Script Four: Signals and Noise—The Great Divergence in the Crypto Market

When the macro "noise" drowns everything out, we need to listen more closely to the "signals" from the blockchain. Data from institutions like a16z shows that regardless of market fluctuations, core metrics for developers and users continue to grow steadily. Construction has never ceased. Veteran investors like Pantera Capital also believe that as regulatory headwinds turn into tailwinds, the market is entering the "second phase" of a bull market.

However, the "wrong type of easing" script may become a sharp knife, splitting the crypto market in two and forcing investors to make a choice: are you investing in macro hedging tools or tech growth stocks?

In this script, Bitcoin's "digital gold" attribute will be magnified infinitely, becoming the preferred choice for capital hedging against inflation and fiat currency devaluation. Meanwhile, many altcoins will find themselves in precarious positions.
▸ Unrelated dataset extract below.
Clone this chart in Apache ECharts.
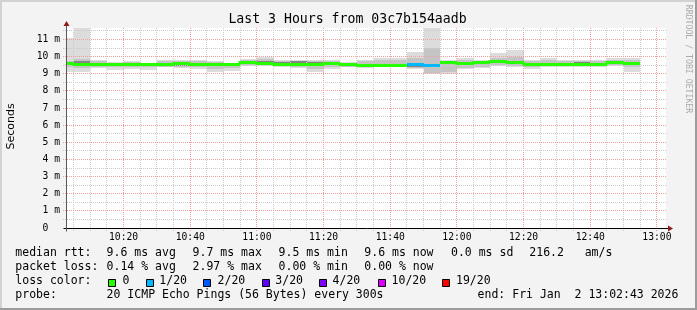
<!DOCTYPE html>
<html><head><meta charset="utf-8">
<script src="https://cdn.jsdelivr.net/npm/echarts@6/dist/echarts.min.js"></script>
<style>html,body{margin:0;padding:0;background:#f3f3f3}#c{width:697px;height:310px}</style>
</head><body><div id="c"></div>
<script>
// ---- time range (seconds of day) ----
const startClock = '10:02:43';
const endClock = '13:02:43';
// ---- 5-minute bins (end time of each bin) ----
const binEnd = ['10:05','10:10','10:15','10:20','10:25','10:30','10:35','10:40','10:45','10:50','10:55',
  '11:00','11:05','11:10','11:15','11:20','11:25','11:30','11:35','11:40','11:45','11:50','11:55',
  '12:00','12:05','12:10','12:15','12:20','12:25','12:30','12:35','12:40','12:45','12:50','12:55'];
// ---- values in ms ----
const rttMin  = [9.10,9.10,9.32,9.22,9.30,9.20,9.37,9.35,9.30,9.12,9.14,9.48,9.45,9.40,9.32,9.12,9.27,9.37,9.32,9.41,9.38,9.26,8.97,9.00,9.26,9.32,9.45,9.41,9.30,9.41,9.41,9.37,9.41,9.45,9.12];
const rttLo   = [9.42,9.35,9.42,9.38,9.42,9.42,9.42,9.42,9.40,9.30,9.32,9.52,9.50,9.45,9.42,9.30,9.38,9.42,9.40,9.45,9.45,9.35,9.05,9.12,9.35,9.40,9.50,9.48,9.38,9.45,9.45,9.45,9.45,9.50,9.40];
const coreLo  = [9.55,9.50,9.52,9.47,9.52,9.52,9.45,9.45,9.50,9.52,9.50,9.55,9.58,9.55,9.55,9.52,9.50,9.48,9.44,9.47,9.47,9.40,9.38,9.58,9.58,9.60,9.62,9.60,9.48,9.55,9.55,9.55,9.55,9.58,9.55];
const median  = [9.61,9.58,9.57,9.57,9.58,9.57,9.60,9.65,9.59,9.60,9.59,9.68,9.65,9.60,9.60,9.60,9.61,9.58,9.52,9.52,9.52,9.55,9.50,9.67,9.65,9.70,9.72,9.69,9.60,9.60,9.60,9.60,9.60,9.67,9.63];
const coreHi  = [9.66,9.72,9.64,9.60,9.62,9.60,9.63,9.68,9.62,9.63,9.61,9.70,9.72,9.70,9.74,9.68,9.63,9.62,9.58,9.58,9.57,9.60,9.55,9.70,9.70,9.72,9.75,9.72,9.62,9.65,9.63,9.70,9.65,9.70,9.67];
const rttHi   = [9.76,9.85,9.74,9.66,9.70,9.62,9.72,9.74,9.72,9.68,9.62,9.80,9.85,9.74,9.76,9.72,9.72,9.66,9.72,9.80,9.78,9.95,10.49,9.72,9.80,9.75,9.95,10.00,9.72,9.78,9.72,9.72,9.72,9.80,9.80];
const rttMax  = [11.07,12.50,9.80,9.68,9.76,9.64,9.78,9.80,9.80,9.76,9.64,9.85,9.97,9.80,9.80,9.80,9.80,9.70,9.80,9.90,9.90,10.29,12.50,9.80,9.90,9.80,10.19,10.38,9.80,9.90,9.80,9.80,9.80,9.90,9.90];
const lossPct = [0,0,0,0,0,0,0,0,0,0,0,0,0,0,0,0,0,0,0,0,0,1.93,2.97,0,0,0,0,0,0,0,0,0,0,0,0];
// ---- loss colours ----
const lossThresh = [0,1,2,3,4,10,19];
const lossColors = ['#26ff00','#00b8ff','#0059ff','#5e00ff','#7e00ff','#dd00ff','#ff0000'];
const lossLabels = ['0','1/20','2/20','3/20','4/20','10/20','19/20'];
// ---- axis ----
const xTickLabels = ['10:20','10:40','11:00','11:20','11:40','12:00','12:20','12:40','13:00'];
const yMaxMs = 11.675;
// ---- legend text ----
const rowMedian = ['median rtt:','9.6 ms avg','9.7 ms max','9.5 ms min','9.6 ms now','0.0 ms sd','216.2   am/s'];
const rowLoss = ['packet loss:','0.14 % avg','2.97 % max','0.00 % min','0.00 % now'];
const rowProbe = ['probe:','20 ICMP Echo Pings (56 Bytes) every 300s','end: Fri Jan  2 13:02:43 2026'];
const titleText = 'Last 3 Hours from 03c7b154aadb';

function toSec(s){const p=s.split(':').map(Number);return p[0]*3600+p[1]*60+(p[2]||0);}
const T0 = toSec(startClock), T1 = toSec(endClock);
const binStart = binEnd.map((e,i)=> i===0 ? T0 : toSec(binEnd[i-1]));
function colorIdx(pct){const pings=pct/100*20;for(let i=0;i<lossThresh.length;i++){if(pings<=lossThresh[i])return i;}return lossThresh.length-1;}

const smokeData = binEnd.map((e,i)=>[binStart[i],toSec(e),rttMin[i],rttLo[i],coreLo[i],coreHi[i],rttHi[i],rttMax[i]]);
const medData = binEnd.map((e,i)=>[binStart[i],toSec(e),median[i], i>0?median[i-1]:median[i], colorIdx(lossPct[i]), i>0?colorIdx(lossPct[i-1]):-1]);

const vGrid = [];
for (let t = Math.ceil(T0/300)*300; t <= T1; t += 300) {
  const lab = xTickLabels.find(l=>toSec(l)===t) || '';
  vGrid.push([t, t%1200===0?1:0, lab]);
}
const hGrid = [];
for (let v = 0.5; v < yMaxMs; v += 0.5) hGrid.push([v, Number.isInteger(v)?1:0]);

const MONO = '"DejaVu Sans Mono"';
const MAJOR = '#f0a0a0', MINOR = '#cccccc';

const chart = echarts.init(document.getElementById('c'));

const graphics = [
  {type:'rect', shape:{x:0,y:0,width:697,height:2}, style:{fill:'#d2d2d2'}},
  {type:'rect', shape:{x:0,y:0,width:2,height:310}, style:{fill:'#d2d2d2'}},
  {type:'rect', shape:{x:0,y:308,width:697,height:2}, style:{fill:'#9c9c9c'}},
  {type:'rect', shape:{x:695,y:0,width:2,height:310}, style:{fill:'#9c9c9c'}},
];
function txt(x,y,t,font,opts){
  opts=opts||{};
  return {type:'text', x:x, y:y, rotation:opts.rot||0, style:{text:t, font:font, fill:opts.fill||'#000',
    align:opts.align||'left', textAlign:opts.align||'left', verticalAlign:'middle', textVerticalAlign:'middle'}};
}
graphics.push(txt(347.5,19.5,titleText,'13.2px '+MONO,{align:'center'}));
graphics.push(txt(11,126.5,'Seconds','11px "DejaVu Sans"',{align:'center',rot:Math.PI/2}));
graphics.push(txt(688.5,59,'RRDTOOL / TOBI OETIKER','8.2px '+MONO,{align:'center',rot:-Math.PI/2,fill:'#ababab'}));
const LF = '11.5px '+MONO;
const rowMedX = [16,107.3,193.3,279.3,365,451.7,530];
rowMedian.forEach((t,i)=>graphics.push(txt(rowMedX[i]-0.7,253.5,t,LF)));
rowLoss.forEach((t,i)=>graphics.push(txt(rowMedX[i]-0.7,267.5,t,LF)));
graphics.push(txt(16-0.7,281.5,'loss color:',LF));
const sqX = [108.3,145.7,203.3,261.7,319.3,377.7,441.7];
const sqLabX = [123.3,160,218.3,276,333.3,392.3,456.7];
lossColors.forEach((c,i)=>{
  graphics.push({type:'rect', shape:{x:Math.round(sqX[i])+0.5,y:279.5,width:7,height:7}, style:{fill:c,stroke:'#000',lineWidth:1}});
  graphics.push(txt(sqLabX[i]-0.7,281.5,lossLabels[i],LF));
});
const rowProbeX = [16,107.3,478.3];
rowProbe.forEach((t,i)=>graphics.push(txt(rowProbeX[i]-0.7,295.5,t,LF)));

chart.setOption({
  animation:false,
  backgroundColor:'#f3f3f3',
  grid:{left:66,right:31,top:28,bottom:82,show:true,backgroundColor:'#ffffff',borderWidth:0},
  xAxis:{type:'value',min:T0,max:T1,axisLabel:{show:false},axisLine:{show:false},axisTick:{show:false},splitLine:{show:false}},
  yAxis:{type:'value',min:0,max:yMaxMs,interval:1,
    axisLine:{show:false},axisTick:{show:false},splitLine:{show:false},
    axisLabel:{showMaxLabel:false,margin:6,color:'#000',fontFamily:'DejaVu Sans Mono',fontSize:9.7,
      formatter:v=> v===0 ? '0  ' : (Number.isInteger(v)? v+' m' : '')}},
  graphic:{elements:graphics},
  series:[
    {type:'custom', z:1, clip:true, data:smokeData, encode:{x:[0,1],y:[2,7]},
      renderItem:(params,api)=>{
        const s=api.value(0), e=api.value(1);
        const rect=(y0,y1,fill)=>{
          const a=api.coord([s,y1]), b=api.coord([e,y0]);
          const x0=Math.round(a[0]), x1=Math.round(b[0]), ya=Math.round(a[1]), yb=Math.round(b[1]);
          return {type:'rect', shape:{x:x0,y:ya,width:x1-x0,height:Math.max(1,yb-ya)}, style:{fill:fill}};
        };
        return {type:'group', children:[
          rect(api.value(2),api.value(7),'#dcdcdc'),
          rect(api.value(3),api.value(6),'#c4c4c4'),
          rect(api.value(4),api.value(5),'#858585')]};
      }},
    {type:'custom', z:2, clip:false, data:vGrid,
      renderItem:(params,api)=>{
        const t=api.value(0), major=api.value(1)===1;
        const top=api.coord([t,yMaxMs]), bot=api.coord([t,0]);
        const x=Math.floor(top[0])+0.5;
        const ch=[{type:'line', shape:{x1:x,y1:Math.round(top[1]),x2:x,y2:Math.round(bot[1])+3},
          style:{stroke:major?MAJOR:MINOR,lineWidth:1,lineDash:[1,1]}}];
        const lab=vGrid[params.dataIndex][2];
        if(lab) ch.push({type:'text', x:top[0], y:bot[1]+9, style:{text:lab, font:'9.7px '+MONO, fill:'#000', align:'center', verticalAlign:'middle'}});
        return {type:'group', children:ch};
      }},
    {type:'custom', z:2, clip:false, data:hGrid,
      renderItem:(params,api)=>{
        const v=api.value(0), major=api.value(1)===1;
        const l=api.coord([T0,v]), r=api.coord([T1,v]);
        const y=Math.floor(l[1])+0.5;
        return {type:'line', shape:{x1:Math.round(l[0])-3,y1:y,x2:Math.round(r[0]),y2:y},
          style:{stroke:major?MAJOR:MINOR,lineWidth:1,lineDash:[1,1]}};
      }},
    {type:'custom', z:3, clip:true, data:medData, encode:{x:[0,1],y:2},
      renderItem:(params,api)=>{
        const s=api.value(0), e=api.value(1), m=api.value(2), pm=api.value(3), ci=api.value(4), pci=api.value(5);
        const a=api.coord([s,m]), b=api.coord([e,m]);
        const y=Math.round(a[1])+0.5, x0=Math.round(a[0]), x1=Math.round(b[0]);
        const pts=[];
        if(pci===ci){pts.push([x0,Math.round(api.coord([s,pm])[1])+0.5]);}
        pts.push([x0,y],[x1,y]);
        return {type:'polyline', shape:{points:pts}, style:{stroke:lossColors[ci],lineWidth:3,fill:null,lineCap:'butt',lineJoin:'miter'}};
      }},
    {type:'custom', z:4, clip:false, data:[[T0,0]],
      renderItem:(params,api)=>{
        const o=api.coord([T0,0]), r=api.coord([T1,0]), t=api.coord([T0,yMaxMs]);
        const ox=Math.floor(o[0])+0.5, oy=Math.round(o[1])+0.5, rx=Math.round(r[0]), ty=Math.round(t[1]);
        return {type:'group', children:[
          {type:'line', shape:{x1:ox-3,y1:oy,x2:rx+3,y2:oy}, style:{stroke:'#000',lineWidth:1}},
          {type:'line', shape:{x1:ox,y1:oy+3,x2:ox,y2:ty-3}, style:{stroke:'#5a5a5a',lineWidth:1}},
          {type:'polygon', shape:{points:[[rx+2,oy-3],[rx+7,oy],[rx+2,oy+3]]}, style:{fill:'#8c1c1c'}},
          {type:'polygon', shape:{points:[[ox-3,ty-2],[ox,ty-7],[ox+3,ty-2]]}, style:{fill:'#8c1c1c'}}
        ]};
      }}
  ]
});
</script></body></html>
Their valuation logic is similar to that of growth tech stocks, but in a stagflation environment, growth stocks often perform the worst. Therefore, capital may massively withdraw from altcoins and flood into Bitcoin, causing a significant divergence within the market. Only those protocols with strong fundamentals and real income will survive in this wave of "flight to quality."

Conclusion

The crypto market is being pulled by two enormous forces: on one side is the macro gravity of "stagflation-style easing," and on the other is the endogenous momentum driven by technology and applications.

The future script will not be a single-threaded narrative. A "wrong rate cut" may simultaneously elevate Bitcoin while burying most altcoins. This complex environment is forcing the crypto industry to mature at an unprecedented pace, and the true value of protocols will be tested in a harsh economic climate.

For everyone involved, understanding the logic of different scripts and grasping the complex tension between macro and micro will be key to navigating future cycles. This is no longer just a bet on technology; it is a grand gamble about which script you choose to believe at a critical juncture in global economic history.